### WORK TO DO
The material below should be written out in full and exactly; pictures stay out of the copy.
===== RECORDED DATA
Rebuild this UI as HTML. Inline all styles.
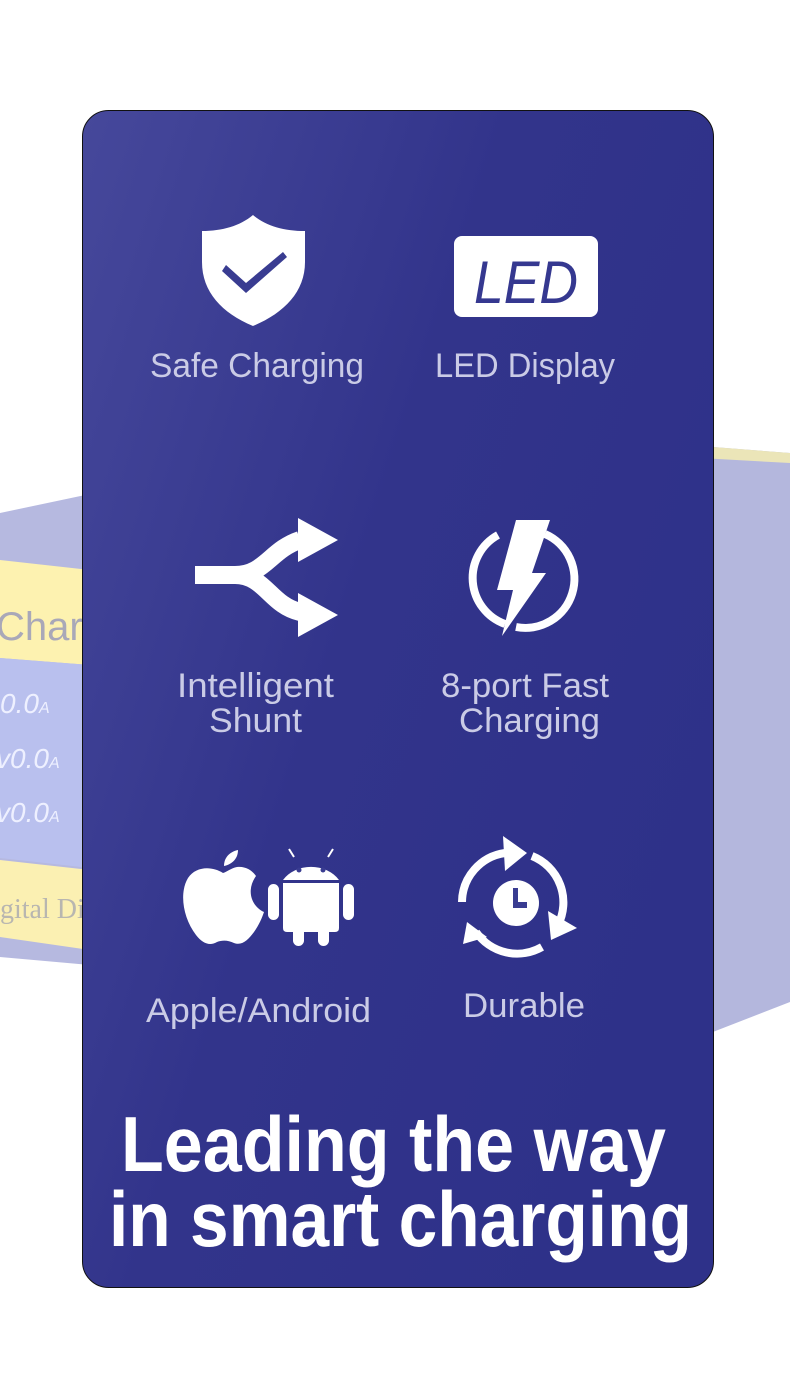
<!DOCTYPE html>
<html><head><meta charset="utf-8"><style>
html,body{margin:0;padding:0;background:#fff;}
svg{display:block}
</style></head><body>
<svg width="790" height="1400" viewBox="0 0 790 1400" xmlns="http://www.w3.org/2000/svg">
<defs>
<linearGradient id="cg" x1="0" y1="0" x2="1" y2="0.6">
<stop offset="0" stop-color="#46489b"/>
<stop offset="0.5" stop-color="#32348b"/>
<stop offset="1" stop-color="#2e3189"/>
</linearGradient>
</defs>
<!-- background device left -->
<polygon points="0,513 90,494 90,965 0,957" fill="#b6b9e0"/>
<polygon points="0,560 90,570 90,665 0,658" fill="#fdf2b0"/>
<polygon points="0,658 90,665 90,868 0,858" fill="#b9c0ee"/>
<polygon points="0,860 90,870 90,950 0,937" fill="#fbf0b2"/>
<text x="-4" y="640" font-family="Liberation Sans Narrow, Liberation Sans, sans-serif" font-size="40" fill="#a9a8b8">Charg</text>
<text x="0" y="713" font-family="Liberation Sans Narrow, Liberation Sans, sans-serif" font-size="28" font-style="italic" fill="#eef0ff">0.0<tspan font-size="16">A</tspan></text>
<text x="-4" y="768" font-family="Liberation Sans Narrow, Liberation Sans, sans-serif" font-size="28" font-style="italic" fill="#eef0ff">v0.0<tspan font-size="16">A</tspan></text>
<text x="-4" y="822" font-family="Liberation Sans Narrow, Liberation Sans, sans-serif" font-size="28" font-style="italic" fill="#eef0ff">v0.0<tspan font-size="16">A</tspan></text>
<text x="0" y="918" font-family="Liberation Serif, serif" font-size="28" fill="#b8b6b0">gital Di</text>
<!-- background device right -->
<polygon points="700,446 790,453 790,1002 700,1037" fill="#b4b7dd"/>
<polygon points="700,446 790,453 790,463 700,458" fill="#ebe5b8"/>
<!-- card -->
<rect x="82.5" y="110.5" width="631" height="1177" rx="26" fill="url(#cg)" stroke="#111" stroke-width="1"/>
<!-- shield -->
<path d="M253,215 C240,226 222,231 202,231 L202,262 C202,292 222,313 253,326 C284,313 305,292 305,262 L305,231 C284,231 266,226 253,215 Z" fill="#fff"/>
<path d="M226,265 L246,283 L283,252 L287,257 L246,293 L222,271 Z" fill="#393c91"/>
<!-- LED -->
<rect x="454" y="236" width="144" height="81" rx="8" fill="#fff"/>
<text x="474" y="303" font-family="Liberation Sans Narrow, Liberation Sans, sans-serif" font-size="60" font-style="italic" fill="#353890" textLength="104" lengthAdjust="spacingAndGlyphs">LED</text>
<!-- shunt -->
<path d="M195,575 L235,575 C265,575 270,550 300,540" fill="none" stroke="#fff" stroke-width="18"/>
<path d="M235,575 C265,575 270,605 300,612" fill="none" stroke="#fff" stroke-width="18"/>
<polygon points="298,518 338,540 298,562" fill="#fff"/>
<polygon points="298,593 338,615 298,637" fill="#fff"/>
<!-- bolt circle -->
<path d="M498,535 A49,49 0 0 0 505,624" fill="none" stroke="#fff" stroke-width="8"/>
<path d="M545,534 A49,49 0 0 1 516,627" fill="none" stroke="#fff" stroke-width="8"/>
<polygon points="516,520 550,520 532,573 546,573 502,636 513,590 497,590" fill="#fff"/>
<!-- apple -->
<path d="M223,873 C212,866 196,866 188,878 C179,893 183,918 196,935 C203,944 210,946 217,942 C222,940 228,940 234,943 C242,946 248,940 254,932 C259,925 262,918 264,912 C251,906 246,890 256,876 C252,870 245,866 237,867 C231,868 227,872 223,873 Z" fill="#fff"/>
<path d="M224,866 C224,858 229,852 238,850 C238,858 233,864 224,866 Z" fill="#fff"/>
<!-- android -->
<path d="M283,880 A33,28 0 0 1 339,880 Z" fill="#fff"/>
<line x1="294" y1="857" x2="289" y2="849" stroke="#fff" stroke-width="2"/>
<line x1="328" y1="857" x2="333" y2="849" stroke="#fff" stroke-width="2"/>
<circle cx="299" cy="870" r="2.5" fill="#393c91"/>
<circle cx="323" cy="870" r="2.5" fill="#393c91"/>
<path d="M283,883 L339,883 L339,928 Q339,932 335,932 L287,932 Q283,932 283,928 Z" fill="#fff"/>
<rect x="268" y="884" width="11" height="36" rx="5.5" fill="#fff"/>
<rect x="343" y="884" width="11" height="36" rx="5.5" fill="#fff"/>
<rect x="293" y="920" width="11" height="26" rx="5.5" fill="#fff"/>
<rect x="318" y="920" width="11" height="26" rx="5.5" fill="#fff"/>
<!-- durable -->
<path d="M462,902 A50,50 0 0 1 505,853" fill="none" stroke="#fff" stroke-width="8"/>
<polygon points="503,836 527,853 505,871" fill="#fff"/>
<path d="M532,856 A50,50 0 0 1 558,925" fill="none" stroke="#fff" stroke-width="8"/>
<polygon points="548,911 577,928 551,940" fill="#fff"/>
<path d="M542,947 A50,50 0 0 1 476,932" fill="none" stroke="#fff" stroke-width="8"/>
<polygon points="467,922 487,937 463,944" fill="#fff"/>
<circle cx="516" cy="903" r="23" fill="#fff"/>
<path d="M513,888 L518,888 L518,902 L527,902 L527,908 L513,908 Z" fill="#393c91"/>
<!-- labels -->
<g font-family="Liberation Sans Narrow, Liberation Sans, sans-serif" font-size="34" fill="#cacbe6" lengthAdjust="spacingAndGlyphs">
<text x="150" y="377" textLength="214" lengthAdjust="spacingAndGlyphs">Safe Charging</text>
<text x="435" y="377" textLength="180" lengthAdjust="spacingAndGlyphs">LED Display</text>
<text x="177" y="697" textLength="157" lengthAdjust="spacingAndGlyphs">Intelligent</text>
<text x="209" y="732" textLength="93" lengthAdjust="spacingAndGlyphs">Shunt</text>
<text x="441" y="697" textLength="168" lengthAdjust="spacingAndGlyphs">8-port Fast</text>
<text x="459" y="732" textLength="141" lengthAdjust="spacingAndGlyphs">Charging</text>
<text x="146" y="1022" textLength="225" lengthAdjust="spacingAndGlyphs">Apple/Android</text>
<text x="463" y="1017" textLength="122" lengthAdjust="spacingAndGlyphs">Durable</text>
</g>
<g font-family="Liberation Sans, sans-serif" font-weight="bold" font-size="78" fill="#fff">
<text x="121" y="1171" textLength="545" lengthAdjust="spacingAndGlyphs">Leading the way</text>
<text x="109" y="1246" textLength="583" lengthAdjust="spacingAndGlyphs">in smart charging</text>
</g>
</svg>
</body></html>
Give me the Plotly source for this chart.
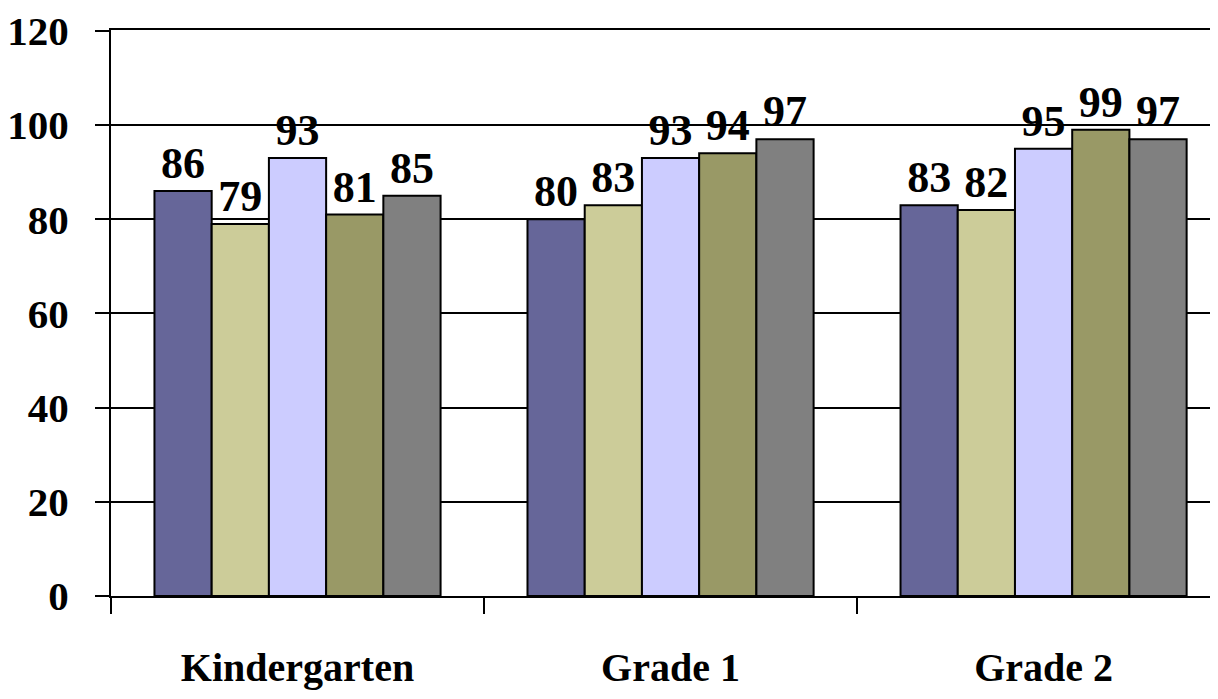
==========
### FULL OUTPUT
Rebuild this UI as HTML. Inline all styles.
<!DOCTYPE html>
<html><head><meta charset="utf-8"><style>
html,body{margin:0;padding:0;background:#fff;}
svg{display:block}
</style></head><body>
<svg width="790" height="1400" viewBox="0 0 790 1400" xmlns="http://www.w3.org/2000/svg">
<defs>
<linearGradient id="cg" x1="0" y1="0" x2="1" y2="0.6">
<stop offset="0" stop-color="#46489b"/>
<stop offset="0.5" stop-color="#32348b"/>
<stop offset="1" stop-color="#2e3189"/>
</linearGradient>
</defs>
<!-- background device left -->
<polygon points="0,513 90,494 90,965 0,957" fill="#b6b9e0"/>
<polygon points="0,560 90,570 90,665 0,658" fill="#fdf2b0"/>
<polygon points="0,658 90,665 90,868 0,858" fill="#b9c0ee"/>
<polygon points="0,860 90,870 90,950 0,937" fill="#fbf0b2"/>
<text x="-4" y="640" font-family="Liberation Sans Narrow, Liberation Sans, sans-serif" font-size="40" fill="#a9a8b8">Charg</text>
<text x="0" y="713" font-family="Liberation Sans Narrow, Liberation Sans, sans-serif" font-size="28" font-style="italic" fill="#eef0ff">0.0<tspan font-size="16">A</tspan></text>
<text x="-4" y="768" font-family="Liberation Sans Narrow, Liberation Sans, sans-serif" font-size="28" font-style="italic" fill="#eef0ff">v0.0<tspan font-size="16">A</tspan></text>
<text x="-4" y="822" font-family="Liberation Sans Narrow, Liberation Sans, sans-serif" font-size="28" font-style="italic" fill="#eef0ff">v0.0<tspan font-size="16">A</tspan></text>
<text x="0" y="918" font-family="Liberation Serif, serif" font-size="28" fill="#b8b6b0">gital Di</text>
<!-- background device right -->
<polygon points="700,446 790,453 790,1002 700,1037" fill="#b4b7dd"/>
<polygon points="700,446 790,453 790,463 700,458" fill="#ebe5b8"/>
<!-- card -->
<rect x="82.5" y="110.5" width="631" height="1177" rx="26" fill="url(#cg)" stroke="#111" stroke-width="1"/>
<!-- shield -->
<path d="M253,215 C240,226 222,231 202,231 L202,262 C202,292 222,313 253,326 C284,313 305,292 305,262 L305,231 C284,231 266,226 253,215 Z" fill="#fff"/>
<path d="M226,265 L246,283 L283,252 L287,257 L246,293 L222,271 Z" fill="#393c91"/>
<!-- LED -->
<rect x="454" y="236" width="144" height="81" rx="8" fill="#fff"/>
<text x="474" y="303" font-family="Liberation Sans Narrow, Liberation Sans, sans-serif" font-size="60" font-style="italic" fill="#353890" textLength="104" lengthAdjust="spacingAndGlyphs">LED</text>
<!-- shunt -->
<path d="M195,575 L235,575 C265,575 270,550 300,540" fill="none" stroke="#fff" stroke-width="18"/>
<path d="M235,575 C265,575 270,605 300,612" fill="none" stroke="#fff" stroke-width="18"/>
<polygon points="298,518 338,540 298,562" fill="#fff"/>
<polygon points="298,593 338,615 298,637" fill="#fff"/>
<!-- bolt circle -->
<path d="M498,535 A49,49 0 0 0 505,624" fill="none" stroke="#fff" stroke-width="8"/>
<path d="M545,534 A49,49 0 0 1 516,627" fill="none" stroke="#fff" stroke-width="8"/>
<polygon points="516,520 550,520 532,573 546,573 502,636 513,590 497,590" fill="#fff"/>
<!-- apple -->
<path d="M223,873 C212,866 196,866 188,878 C179,893 183,918 196,935 C203,944 210,946 217,942 C222,940 228,940 234,943 C242,946 248,940 254,932 C259,925 262,918 264,912 C251,906 246,890 256,876 C252,870 245,866 237,867 C231,868 227,872 223,873 Z" fill="#fff"/>
<path d="M224,866 C224,858 229,852 238,850 C238,858 233,864 224,866 Z" fill="#fff"/>
<!-- android -->
<path d="M283,880 A33,28 0 0 1 339,880 Z" fill="#fff"/>
<line x1="294" y1="857" x2="289" y2="849" stroke="#fff" stroke-width="2"/>
<line x1="328" y1="857" x2="333" y2="849" stroke="#fff" stroke-width="2"/>
<circle cx="299" cy="870" r="2.5" fill="#393c91"/>
<circle cx="323" cy="870" r="2.5" fill="#393c91"/>
<path d="M283,883 L339,883 L339,928 Q339,932 335,932 L287,932 Q283,932 283,928 Z" fill="#fff"/>
<rect x="268" y="884" width="11" height="36" rx="5.5" fill="#fff"/>
<rect x="343" y="884" width="11" height="36" rx="5.5" fill="#fff"/>
<rect x="293" y="920" width="11" height="26" rx="5.5" fill="#fff"/>
<rect x="318" y="920" width="11" height="26" rx="5.5" fill="#fff"/>
<!-- durable -->
<path d="M462,902 A50,50 0 0 1 505,853" fill="none" stroke="#fff" stroke-width="8"/>
<polygon points="503,836 527,853 505,871" fill="#fff"/>
<path d="M532,856 A50,50 0 0 1 558,925" fill="none" stroke="#fff" stroke-width="8"/>
<polygon points="548,911 577,928 551,940" fill="#fff"/>
<path d="M542,947 A50,50 0 0 1 476,932" fill="none" stroke="#fff" stroke-width="8"/>
<polygon points="467,922 487,937 463,944" fill="#fff"/>
<circle cx="516" cy="903" r="23" fill="#fff"/>
<path d="M513,888 L518,888 L518,902 L527,902 L527,908 L513,908 Z" fill="#393c91"/>
<!-- labels -->
<g font-family="Liberation Sans Narrow, Liberation Sans, sans-serif" font-size="34" fill="#cacbe6" lengthAdjust="spacingAndGlyphs">
<text x="150" y="377" textLength="214" lengthAdjust="spacingAndGlyphs">Safe Charging</text>
<text x="435" y="377" textLength="180" lengthAdjust="spacingAndGlyphs">LED Display</text>
<text x="177" y="697" textLength="157" lengthAdjust="spacingAndGlyphs">Intelligent</text>
<text x="209" y="732" textLength="93" lengthAdjust="spacingAndGlyphs">Shunt</text>
<text x="441" y="697" textLength="168" lengthAdjust="spacingAndGlyphs">8-port Fast</text>
<text x="459" y="732" textLength="141" lengthAdjust="spacingAndGlyphs">Charging</text>
<text x="146" y="1022" textLength="225" lengthAdjust="spacingAndGlyphs">Apple/Android</text>
<text x="463" y="1017" textLength="122" lengthAdjust="spacingAndGlyphs">Durable</text>
</g>
<g font-family="Liberation Sans, sans-serif" font-weight="bold" font-size="78" fill="#fff">
<text x="121" y="1171" textLength="545" lengthAdjust="spacingAndGlyphs">Leading the way</text>
<text x="109" y="1246" textLength="583" lengthAdjust="spacingAndGlyphs">in smart charging</text>
</g>
</svg>
</body></html>
Give me the Plotly source for this chart.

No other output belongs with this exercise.